[What is required]
For each line below that includes the word "with", make a copy.

[Data provided]
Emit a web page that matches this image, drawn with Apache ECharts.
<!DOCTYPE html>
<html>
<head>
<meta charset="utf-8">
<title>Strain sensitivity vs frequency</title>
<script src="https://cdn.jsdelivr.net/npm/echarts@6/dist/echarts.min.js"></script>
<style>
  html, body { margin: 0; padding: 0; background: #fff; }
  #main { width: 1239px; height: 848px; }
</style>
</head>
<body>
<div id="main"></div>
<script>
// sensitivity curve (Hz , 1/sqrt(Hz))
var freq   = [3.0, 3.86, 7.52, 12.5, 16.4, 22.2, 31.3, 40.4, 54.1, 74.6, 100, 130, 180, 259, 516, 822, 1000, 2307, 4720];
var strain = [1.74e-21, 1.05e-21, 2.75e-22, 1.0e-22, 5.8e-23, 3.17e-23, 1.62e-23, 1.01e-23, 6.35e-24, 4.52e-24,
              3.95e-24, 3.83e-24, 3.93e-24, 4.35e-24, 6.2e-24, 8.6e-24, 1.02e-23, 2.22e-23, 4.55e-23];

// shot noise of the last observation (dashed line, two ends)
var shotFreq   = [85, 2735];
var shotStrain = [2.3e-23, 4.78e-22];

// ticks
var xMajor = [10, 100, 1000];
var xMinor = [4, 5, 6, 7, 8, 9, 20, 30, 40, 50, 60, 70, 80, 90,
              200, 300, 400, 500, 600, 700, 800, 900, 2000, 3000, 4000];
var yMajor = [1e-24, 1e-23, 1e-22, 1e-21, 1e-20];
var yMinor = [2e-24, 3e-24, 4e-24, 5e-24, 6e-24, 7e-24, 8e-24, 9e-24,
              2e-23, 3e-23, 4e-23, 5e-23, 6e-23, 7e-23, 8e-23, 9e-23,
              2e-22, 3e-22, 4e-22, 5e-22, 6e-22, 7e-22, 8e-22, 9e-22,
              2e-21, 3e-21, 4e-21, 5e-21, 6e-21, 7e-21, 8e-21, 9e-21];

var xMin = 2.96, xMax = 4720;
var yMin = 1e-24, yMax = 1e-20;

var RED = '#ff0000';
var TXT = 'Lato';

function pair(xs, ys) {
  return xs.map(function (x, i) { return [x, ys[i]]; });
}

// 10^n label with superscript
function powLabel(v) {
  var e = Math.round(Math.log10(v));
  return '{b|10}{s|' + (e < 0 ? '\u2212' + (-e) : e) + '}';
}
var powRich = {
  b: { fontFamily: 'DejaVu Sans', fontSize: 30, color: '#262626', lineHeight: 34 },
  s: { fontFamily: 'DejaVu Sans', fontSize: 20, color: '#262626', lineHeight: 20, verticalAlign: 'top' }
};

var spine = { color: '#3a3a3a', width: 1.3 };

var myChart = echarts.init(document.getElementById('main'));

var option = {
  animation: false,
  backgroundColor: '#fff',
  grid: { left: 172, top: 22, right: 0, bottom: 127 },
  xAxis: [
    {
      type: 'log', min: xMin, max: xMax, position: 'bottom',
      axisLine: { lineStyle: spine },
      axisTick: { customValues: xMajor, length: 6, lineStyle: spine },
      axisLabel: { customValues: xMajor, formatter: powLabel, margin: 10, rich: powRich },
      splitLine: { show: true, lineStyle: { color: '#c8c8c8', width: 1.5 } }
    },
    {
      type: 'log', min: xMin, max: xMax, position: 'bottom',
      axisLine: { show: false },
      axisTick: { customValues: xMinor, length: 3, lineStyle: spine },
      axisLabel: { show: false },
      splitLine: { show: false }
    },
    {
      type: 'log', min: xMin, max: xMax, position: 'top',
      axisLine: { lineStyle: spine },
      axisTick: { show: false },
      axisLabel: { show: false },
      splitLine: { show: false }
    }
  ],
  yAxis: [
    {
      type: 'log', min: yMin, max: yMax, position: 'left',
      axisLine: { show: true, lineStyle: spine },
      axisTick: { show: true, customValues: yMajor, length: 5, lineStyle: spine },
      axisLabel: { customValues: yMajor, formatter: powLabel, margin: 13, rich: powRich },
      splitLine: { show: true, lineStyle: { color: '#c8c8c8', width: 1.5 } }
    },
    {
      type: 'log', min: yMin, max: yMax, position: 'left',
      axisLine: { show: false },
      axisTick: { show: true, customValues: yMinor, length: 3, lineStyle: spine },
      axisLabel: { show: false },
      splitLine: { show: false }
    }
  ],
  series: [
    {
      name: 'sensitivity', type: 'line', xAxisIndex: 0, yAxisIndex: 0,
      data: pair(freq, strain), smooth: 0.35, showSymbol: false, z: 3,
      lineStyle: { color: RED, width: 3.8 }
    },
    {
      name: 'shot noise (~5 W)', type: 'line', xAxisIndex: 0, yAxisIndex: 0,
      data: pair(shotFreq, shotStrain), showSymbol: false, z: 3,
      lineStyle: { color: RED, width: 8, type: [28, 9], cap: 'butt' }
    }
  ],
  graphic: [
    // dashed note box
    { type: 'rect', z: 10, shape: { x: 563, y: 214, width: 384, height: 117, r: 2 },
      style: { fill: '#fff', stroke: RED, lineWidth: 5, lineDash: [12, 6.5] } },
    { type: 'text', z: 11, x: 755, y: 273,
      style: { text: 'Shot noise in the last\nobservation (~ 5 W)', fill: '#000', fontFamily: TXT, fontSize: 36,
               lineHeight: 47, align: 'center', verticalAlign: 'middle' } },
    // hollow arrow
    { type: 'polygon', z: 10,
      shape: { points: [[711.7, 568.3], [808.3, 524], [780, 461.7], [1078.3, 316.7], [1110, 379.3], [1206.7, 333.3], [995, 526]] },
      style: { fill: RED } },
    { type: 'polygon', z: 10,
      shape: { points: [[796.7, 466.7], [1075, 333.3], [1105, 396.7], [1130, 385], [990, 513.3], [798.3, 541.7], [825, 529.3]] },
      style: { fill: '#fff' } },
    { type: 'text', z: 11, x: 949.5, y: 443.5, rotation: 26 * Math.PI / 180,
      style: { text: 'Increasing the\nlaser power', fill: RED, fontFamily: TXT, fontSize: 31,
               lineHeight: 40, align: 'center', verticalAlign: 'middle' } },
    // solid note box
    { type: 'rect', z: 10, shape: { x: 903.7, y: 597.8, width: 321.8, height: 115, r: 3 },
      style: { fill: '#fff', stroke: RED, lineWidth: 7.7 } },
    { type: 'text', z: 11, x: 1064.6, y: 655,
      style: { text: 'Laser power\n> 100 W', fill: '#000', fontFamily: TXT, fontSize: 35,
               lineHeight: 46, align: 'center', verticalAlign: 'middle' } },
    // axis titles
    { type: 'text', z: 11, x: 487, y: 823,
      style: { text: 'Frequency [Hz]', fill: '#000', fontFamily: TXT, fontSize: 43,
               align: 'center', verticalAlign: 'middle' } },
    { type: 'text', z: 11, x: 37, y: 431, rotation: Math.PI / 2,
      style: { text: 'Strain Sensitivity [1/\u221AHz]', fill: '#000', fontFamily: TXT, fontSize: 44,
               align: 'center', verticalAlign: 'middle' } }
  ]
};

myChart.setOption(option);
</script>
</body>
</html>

[Reply]
Emit a web page that matches this image, drawn with Apache ECharts.
// 10^n label with superscript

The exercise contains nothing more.